Two Thoughtful Assessments of What’s Wrong With Movies
Posted on July 26, 2013 at 3:59 pm
I very much enjoyed Scott Nye’s article for rogerebert.com about plot holes in movies that are summerily — if not satisfyingly — dealt with via some line of dialogue.
If you watch big budget entertainments, there’s no escaping these sorts of moments. The trope familiar to the Scooby-Doo generation, in which a few nagging uncertainties are resolved with a “there’s just one thing I don’t understand” kickoff, has now become a motif. Characters must constantly address questions on behalf of a too-curious audience awash in complexly-plotted mega-stories. The movies are trying to plug leaks in a boat before the whole thing sinks—never quite repairing it, but doing just enough to get by.
He has some great examples but does not mention my favorite, in “Thank You for Smoking,” written and directed by Jason Reitman, based on the book by Christopher Buckley. It’s my favorite because it makes fun of this very issue. Aaron Eckhart, plays Nick, a lobbyist for the tobacco industry, who meets with Rob Lowe, as Jeff, a Hollywood executive, to talk about product placement in a new film. There’s a hitch — it takes place on a spaceship.
Nick Naylor: But wouldn’t they blow up in an all-oxygen environment?
Jeff Megall: Probably. But, you know, it’s an easy fix. One line of dialogue: “Thank God we created the, you know, whatever device.” You ought to make a product to tie in with the movie, such as a new brand of cigarettes.

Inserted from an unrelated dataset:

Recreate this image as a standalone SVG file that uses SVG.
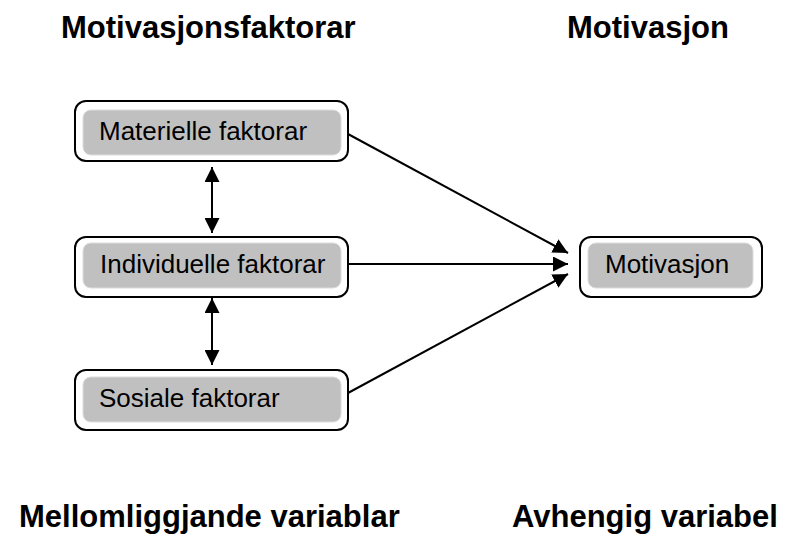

And Slate, which just blamed the book Save the Cat!, with its formula for movie scripts, for the cookie-cutter nature of studio films, has a new piece about the year’s biggest money-losers, calling this The Summer of the Mega-Flop.
The latest high-profile calamity at the box office is the ill-buzzed R.I.P.D., which followed such heavily marketed titles as Pacific Rim, The Lone Ranger, White House Down, andAfter Earth in failing to attract its expected audience. Meanwhile, The Conjuring, a smaller,Exorcist-style chiller from Saw director James Wan, more than doubled its production budget in just one weekend.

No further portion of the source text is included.